EU: European firms confront rising economic risks as China export controls disrupt supply chains. The European Union Chamber of Commerce in China has reported that China’s increasingly stringent export controls are prompting a significant share of European companies to reconsider their reliance on Chinese supply chains, underscoring a growing economic risk for Europe. According to the chamber’s flash survey, slower and less transparent export-license processing—now frequently exceeding the promised 45 days—has heightened uncertainty, with many firms facing production delays, rising compliance costs, and potential exposure to intellectual-property risks. Nearly 70% of surveyed firms depend on Chinese components covered by the controls, and half expect suppliers or customers to be affected soon, with some companies projecting losses amounting to 20% of global revenues. While some sectors remain insulated, the overall trend suggests mounting pressure on Europe’s manufacturing base and a potential erosion of China’s economic leverage as foreign firms accelerate diversification efforts, adding further strain to an already fragile global trade environment.
Saudi: Bank credit growth eases again in October. Bank credit growth slowed to 13.6% y/y (0.4% m/m) in October, according to the latest figures from the Saudi Central Bank. This is the sixth consecutive month of moderation since April’s peak of 16.5%, a near-four-year high. The slowdown is entirely private sector-related (12% y/y) as lending to public sector enterprises increased for a second month in a row in October and was increasing strongly (37% y/y). The largest destinations for bank credit classified according to economic activity, the real estate, wholesale & retail trade and the manufacturing sectors, posted growth rates of 27% y/y, 6.7% and 12.6%, respectively, in October.

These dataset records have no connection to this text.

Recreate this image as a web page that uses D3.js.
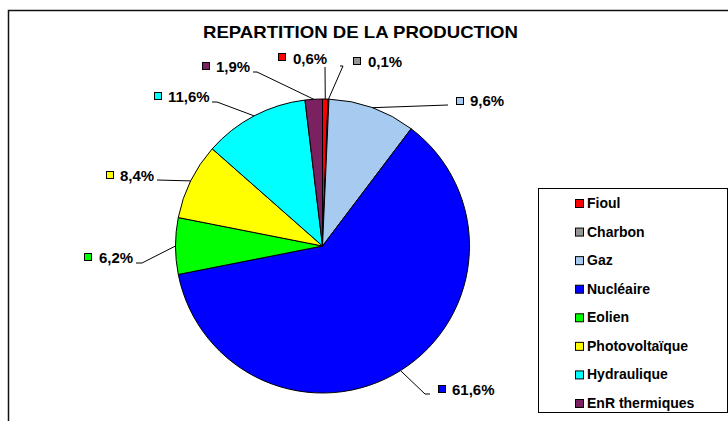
<!DOCTYPE html>
<html>
<head>
<meta charset="utf-8">
<script src="https://cdn.jsdelivr.net/npm/d3@7"></script>
<style>
  html, body { margin: 0; padding: 0; background: #fff; }
  svg { display: block; font-family: "Liberation Sans", Arial, sans-serif; }
</style>
</head>
<body>
<svg id="chart" width="728" height="421"></svg>
<script>
// Data
const categories = ['Fioul', 'Charbon', 'Gaz', 'Nucléaire', 'Eolien', 'Photovoltaïque', 'Hydraulique', 'EnR thermiques'];
const shares = [0.6, 0.1, 9.6, 61.6, 6.2, 8.4, 11.6, 1.9];
const colors = ['#ff0000', '#969696', '#a6caf0', '#0000ff', '#00ff00', '#ffff00', '#00ffff', '#7b2060'];
const title = 'REPARTITION DE LA PRODUCTION';

// Layout for the outside labels (swatch, text, leader line after the pie edge)
const labelLayout = [
    { sx: 278, sy: 53, tx: 293, ty: 64, line: [[325, 67]] },
    { sx: 353, sy: 57, tx: 368, ty: 67, line: [[343, 66], [340, 66]] },
    { sx: 456, sy: 97, tx: 470, ty: 106, line: [[448, 105]] },
    { sx: 438, sy: 385, tx: 452, ty: 395, line: [[425, 394], [430, 394]] },
    { sx: 84, sy: 253, tx: 99, ty: 263, line: [[142, 263], [136, 263]] },
    { sx: 106, sy: 171, tx: 120, ty: 181, line: [[157, 180]] },
    { sx: 154, sy: 92, tx: 168, ty: 102, line: [[217, 102], [212, 102]] },
    { sx: 202, sy: 62, tx: 216, ty: 72, line: [[257, 72], [253, 72]] }
];

const svg = d3.select('#chart');

// Outer frame (partly cut by the window)
svg.append('path')
    .attr('d', 'M8.5,421 V10.5 H728')
    .attr('fill', 'none')
    .attr('stroke', '#111')
    .attr('stroke-width', 1.5);

svg.append('text')
    .attr('x', 360.5)
    .attr('y', 38)
    .attr('text-anchor', 'middle')
    .attr('textLength', 315)
    .attr('lengthAdjust', 'spacingAndGlyphs')
    .style('font-size', '17px')
    .style('font-weight', 'bold')
    .text(title);

// Pie
const cx = 322.5, cy = 246, radius = 147;
const data = categories.map((c, i) => ({ name: c, value: shares[i], color: colors[i], layout: labelLayout[i] }));

const pie = d3.pie().sort(null).value(d => d.value).startAngle(0).endAngle(2 * Math.PI);
const arc = d3.arc().innerRadius(0).outerRadius(radius);
const edge = d3.arc().innerRadius(radius).outerRadius(radius);
const arcs = pie(data);

const g = svg.append('g').attr('transform', `translate(${cx},${cy})`);

g.selectAll('path.slice')
    .data(arcs)
    .enter().append('path')
    .attr('class', 'slice')
    .attr('d', arc)
    .attr('fill', d => d.data.color)
    .attr('stroke', '#000')
    .attr('stroke-width', 1);

// Leader lines
const fmt = v => v.toFixed(1).replace('.', ',') + '%';
svg.selectAll('polyline.leader')
    .data(arcs)
    .enter().append('polyline')
    .attr('class', 'leader')
    .attr('points', d => {
        const p = edge.centroid(d);
        const pts = [[cx + p[0], cy + p[1]]].concat(d.data.layout.line);
        return pts.map(q => q.join(',')).join(' ');
    })
    .attr('fill', 'none')
    .attr('stroke', '#000')
    .attr('stroke-width', 1);

// Labels
const labels = svg.selectAll('g.label')
    .data(arcs)
    .enter().append('g')
    .attr('class', 'label');

labels.append('rect')
    .attr('x', d => d.data.layout.sx + 0.5)
    .attr('y', d => d.data.layout.sy + 0.5)
    .attr('width', 7)
    .attr('height', 7)
    .attr('fill', d => d.data.color)
    .attr('stroke', '#000')
    .attr('stroke-width', 1);

labels.append('text')
    .attr('x', d => d.data.layout.tx)
    .attr('y', d => d.data.layout.ty)
    .style('font-size', '15px')
    .style('font-weight', 'bold')
    .text(d => fmt(d.data.value));

// Legend
const legend = svg.append('g');
legend.append('rect')
    .attr('x', 538.5)
    .attr('y', 188.5)
    .attr('width', 189)
    .attr('height', 224)
    .attr('fill', '#fff')
    .attr('stroke', '#000')
    .attr('stroke-width', 1);

const ly = d3.scalePoint().domain(categories).range([208, 408]);

const items = legend.selectAll('g.item')
    .data(data)
    .enter().append('g')
    .attr('class', 'item')
    .attr('transform', d => `translate(0,${ly(d.name)})`);

items.append('rect')
    .attr('x', 575.5)
    .attr('y', -8.5)
    .attr('width', 8)
    .attr('height', 8)
    .attr('fill', d => d.color)
    .attr('stroke', '#000')
    .attr('stroke-width', 1);

items.append('text')
    .attr('x', 587)
    .attr('y', 0)
    .style('font-size', '14px')
    .style('font-weight', 'bold')
    .text(d => d.name);
</script>
</body>
</html>
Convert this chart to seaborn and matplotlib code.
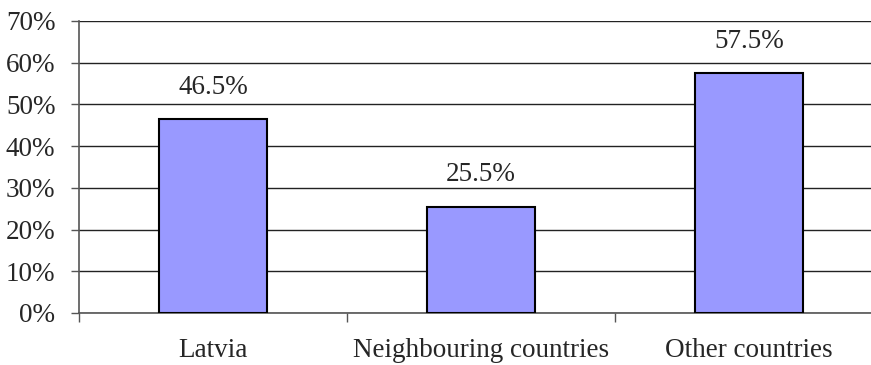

Egypt: Government updates State Ownership Policy Document and moves toward January electricity price hike amid improved inflation outlook. The government has begun revisiting and updating the State Ownership Policy Document in parallel with the arrival of the IMF mission in Cairo, an expected step as the government prepares to demonstrate progress on structural reforms. The update will rest on four central pillars: 1) activating the State-Owned Enterprises (SOE) Restructuring Unit to accelerate reform efforts; 2) optimizing state asset utilization through the Sovereign Wealth Fund; 3) expanding the private sector’s role across priority sectors; and 4) strengthening governance frameworks. These adjustments aim to sharpen the government’s divestment strategy at a time when the IMF is assessing progress on Egypt’s structural commitments under the Extended Fund Facility. At the same time, the government is preparing to introduce a long-delayed round of electricity price adjustments starting January 2026. The Electricity Ministry is reviewing scenarios that include increases ranging between 15–25%, depending on usage brackets, as part of efforts to narrow the gap between production costs and consumer prices. Egypt had frozen electricity price hikes since August 2024 to contain inflation and support monetary easing. But with the inflation outlook improving and fuel price hikes implemented in October, the government is gradually returning to its energy subsidy reform path. This move also aligns with Egypt’s long-term plan to phase out electricity subsidies and transition toward a cost-reflective, market-based electricity framework. Egypt’s expanding renewable energy capacity is expected to help moderate future price increases and support cost recovery in the sector by next fiscal year.